The farmers had made a clear case that their loans were both illegal and immoral and that the quantum of loan was insignificant compared to the loss caused to the farm community from the negative subsidies imposed by the government.

Even before February 29, when the Finance Minister announced the Loan Waiver and Debt Relief scheme (LWDR), the country at large expected that, in the last Budget before the general election, there would be some attempt to assuage the farmers’ anger.

The Finance Minister ought to have prepared a scheme of debt relief which should have recognised that the uneconomic character of the agricultural vocation is a national phenomenon not related to the size of the holdings or to the character of the institution from which the loan was obtained. It made no sense to make a distinction between the loanees on the basis of the size of holdings or between the various lenders on the basis of their structural character. This is the truth that the UPA government could not afford to accept as it established the culpability of all the governments since 1947.

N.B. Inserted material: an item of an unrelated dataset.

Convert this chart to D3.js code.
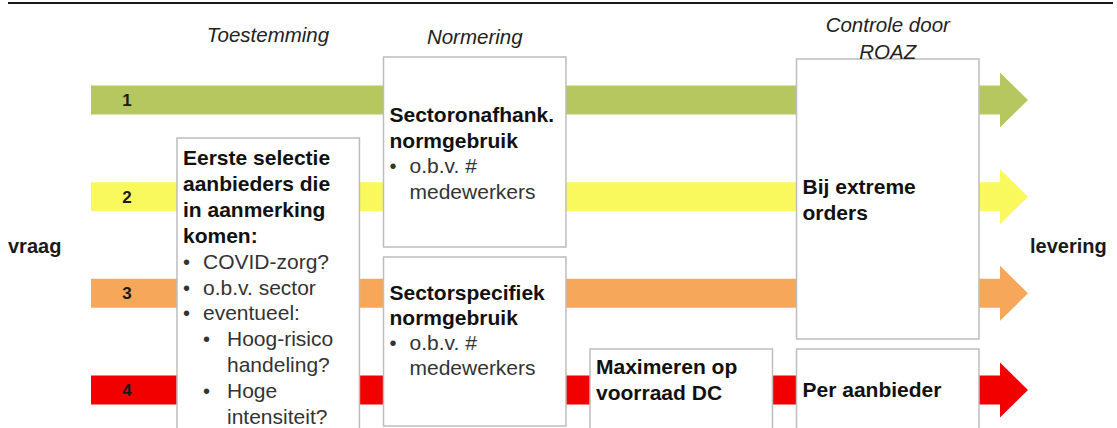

The Finance Minister tried in the initial version of the LWDR to stick to the belief that indebtedness is caused by the uneconomic size of holding, the vagaries of nature and the tyranny of private moneylenders. The loan waiver scheme announced in the last Budget was clearly based on this theory.

The scheme caused widespread dissatisfaction, impossible to ignore. The Finance Minister has since announced an extension of the scheme that increases its cost from Rs 60,000 crore to Rs 71,680 crore.

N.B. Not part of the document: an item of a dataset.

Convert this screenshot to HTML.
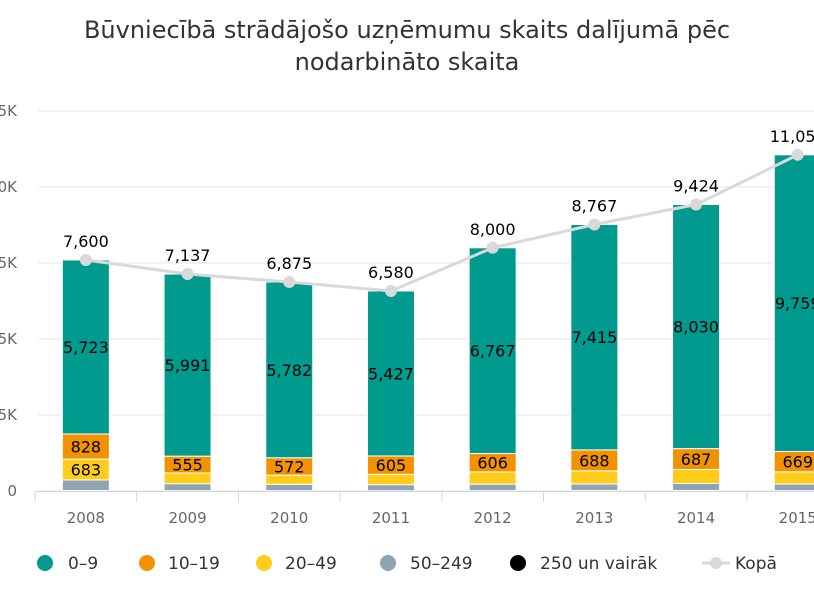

Under the extended version, all farmers — small, marginal and big — in 237 identified unirrigated and drought-prone districts in various States will get a minimum one-time debt relief of 25 per cent of the outstanding loan amount, or Rs 20,000, whichever is higher.

The extended version is, of course, an improvement over the initial one, in that the dichotomy between the small, marginal and other landholders has narrowed to some extent. The farmers with holdings larger than five acres will now be entitled to some benefit if they are located in the districts identified as drought-prone.

Still not logical

That, however, does not make the scheme any more logical or consistent. The indebtedness is not due to any natural climatic factors. It is more the result of the State’s keeping agricultural prices depressed.

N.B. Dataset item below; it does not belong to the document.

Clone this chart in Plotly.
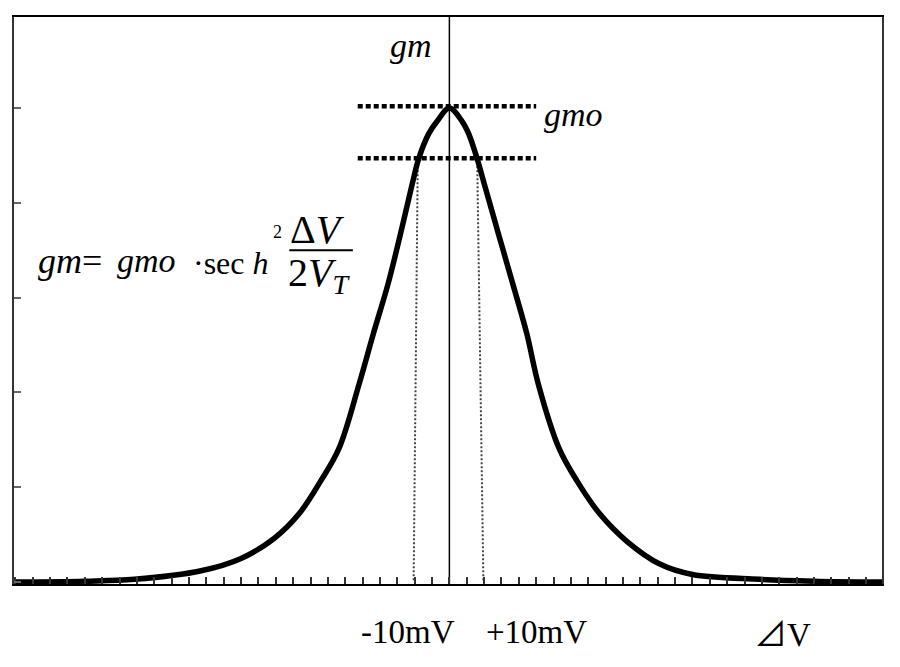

The list of the identified districts is going to raise more questions than it resolves. Since in most southern States the monsoons start in the first week of June, there will be uncertainty as to which farmers are entitled to get fresh crop loans and which farmers are not.

The non-seasonal rains that the Northern region has been experiencing of late suggest that the onset of the monsoons in the North will be considerably delayed. As a result, farmers in the southern region may become vulnerable to uncertainty about eligibility to get fresh crop loans.

Fixing the district as a unit for judging the eligibility of a farmer for the loan waiver is irrational. In crop insurance schemes, it is acknowledged that even a block is a highly unsatisfactory unit for settlement of claims.

The availability of rainwater varies widely within a district. There are regions within a district that benefit from major or minor irrigation schemes while others do not. Treating all the farmers in a given district as a homogeneous category would be an absurdity.

Further, the list includes some districts that are well-endowed with water resources while it excludes certain others have long been recognised as drought-prone. The ‘district approach’ will only result in many inter-district disputes, which may be difficult to resolve.

The UPA government and the Finance Minister P. Chidambaram, in an effort to clear the ruling parties of the charge of chronic animosity towards farmers, seem to be making things so complicated that it is impossible to come up with workable remedies that will make a real difference.

The Finance Minister is apparently unable to shake off the burden of farmers’ indebtedness, which is weighing him down even more each day.